BEGIN Records provided
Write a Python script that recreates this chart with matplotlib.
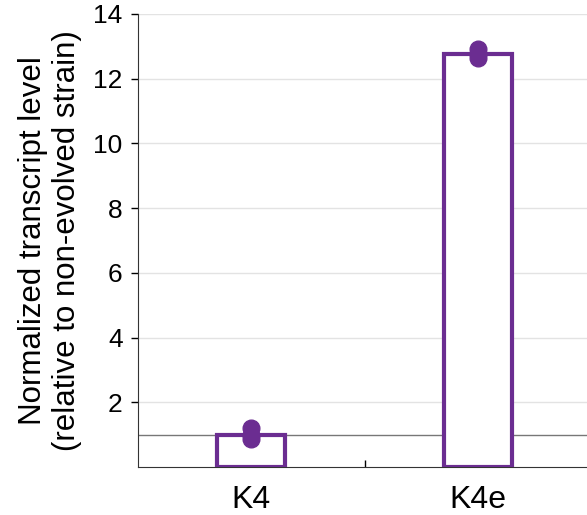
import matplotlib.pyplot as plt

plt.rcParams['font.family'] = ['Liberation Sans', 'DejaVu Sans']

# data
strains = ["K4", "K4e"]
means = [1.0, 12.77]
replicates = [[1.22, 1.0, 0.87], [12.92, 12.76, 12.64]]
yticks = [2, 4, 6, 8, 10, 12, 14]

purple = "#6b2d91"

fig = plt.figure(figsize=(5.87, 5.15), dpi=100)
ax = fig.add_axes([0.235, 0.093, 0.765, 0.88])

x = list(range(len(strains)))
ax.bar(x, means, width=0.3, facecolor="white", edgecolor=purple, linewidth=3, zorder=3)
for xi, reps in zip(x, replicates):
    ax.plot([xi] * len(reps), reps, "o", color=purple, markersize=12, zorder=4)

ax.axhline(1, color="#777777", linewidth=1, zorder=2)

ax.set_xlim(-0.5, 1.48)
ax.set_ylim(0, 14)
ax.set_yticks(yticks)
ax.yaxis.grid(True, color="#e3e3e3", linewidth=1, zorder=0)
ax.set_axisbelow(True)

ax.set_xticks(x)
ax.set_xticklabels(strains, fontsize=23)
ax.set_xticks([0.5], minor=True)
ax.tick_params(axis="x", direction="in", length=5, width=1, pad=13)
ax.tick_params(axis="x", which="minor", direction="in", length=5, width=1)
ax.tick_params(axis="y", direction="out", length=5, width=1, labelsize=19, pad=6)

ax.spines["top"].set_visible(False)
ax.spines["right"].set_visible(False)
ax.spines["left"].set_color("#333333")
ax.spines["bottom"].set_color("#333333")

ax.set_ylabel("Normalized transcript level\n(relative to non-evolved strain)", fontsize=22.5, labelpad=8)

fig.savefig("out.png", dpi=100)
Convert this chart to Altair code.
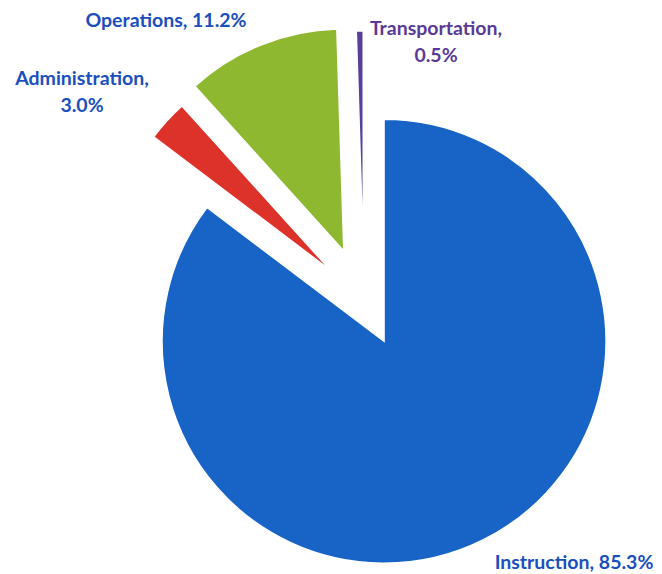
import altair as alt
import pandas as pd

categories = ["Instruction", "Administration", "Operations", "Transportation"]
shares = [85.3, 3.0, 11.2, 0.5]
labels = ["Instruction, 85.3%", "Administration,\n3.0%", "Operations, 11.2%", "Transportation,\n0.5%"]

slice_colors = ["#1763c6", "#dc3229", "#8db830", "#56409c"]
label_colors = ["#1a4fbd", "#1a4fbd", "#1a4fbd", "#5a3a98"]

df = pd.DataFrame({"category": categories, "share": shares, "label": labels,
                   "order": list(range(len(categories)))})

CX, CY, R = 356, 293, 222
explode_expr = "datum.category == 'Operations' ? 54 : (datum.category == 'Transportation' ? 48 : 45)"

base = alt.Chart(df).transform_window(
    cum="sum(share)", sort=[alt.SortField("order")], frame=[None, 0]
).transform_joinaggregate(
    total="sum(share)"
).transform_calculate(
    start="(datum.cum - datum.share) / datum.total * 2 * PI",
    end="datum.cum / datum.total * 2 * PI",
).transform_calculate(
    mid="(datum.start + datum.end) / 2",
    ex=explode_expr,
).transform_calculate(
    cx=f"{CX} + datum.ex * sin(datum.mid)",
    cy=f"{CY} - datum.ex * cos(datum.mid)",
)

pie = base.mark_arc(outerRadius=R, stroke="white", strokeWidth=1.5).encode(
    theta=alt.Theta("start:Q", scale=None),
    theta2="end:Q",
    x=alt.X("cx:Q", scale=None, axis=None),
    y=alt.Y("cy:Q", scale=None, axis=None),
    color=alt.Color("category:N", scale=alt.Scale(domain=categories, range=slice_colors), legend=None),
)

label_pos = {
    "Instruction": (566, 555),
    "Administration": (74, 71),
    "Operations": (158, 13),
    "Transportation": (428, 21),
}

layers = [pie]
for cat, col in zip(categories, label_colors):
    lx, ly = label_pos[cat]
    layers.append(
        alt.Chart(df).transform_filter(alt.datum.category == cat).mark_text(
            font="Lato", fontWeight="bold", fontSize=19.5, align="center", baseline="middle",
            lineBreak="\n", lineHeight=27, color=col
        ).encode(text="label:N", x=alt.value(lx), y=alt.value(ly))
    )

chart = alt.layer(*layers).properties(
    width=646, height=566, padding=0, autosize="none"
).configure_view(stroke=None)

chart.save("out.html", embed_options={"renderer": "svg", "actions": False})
END Records provided
◆ Given instruction
The lines you need run from the one containing "Convert this chart to Altair code." down to the one containing "54 : (datum.category"; print them exactly, both ends included, and leave out pictures.

◆ Answer to the exercise
Convert this chart to Altair code.
import altair as alt
import pandas as pd

categories = ["Instruction", "Administration", "Operations", "Transportation"]
shares = [85.3, 3.0, 11.2, 0.5]
labels = ["Instruction, 85.3%", "Administration,\n3.0%", "Operations, 11.2%", "Transportation,\n0.5%"]

slice_colors = ["#1763c6", "#dc3229", "#8db830", "#56409c"]
label_colors = ["#1a4fbd", "#1a4fbd", "#1a4fbd", "#5a3a98"]

df = pd.DataFrame({"category": categories, "share": shares, "label": labels,
                   "order": list(range(len(categories)))})

CX, CY, R = 356, 293, 222
explode_expr = "datum.category == 'Operations' ? 54 : (datum.category == 'Transportation' ? 48 : 45)"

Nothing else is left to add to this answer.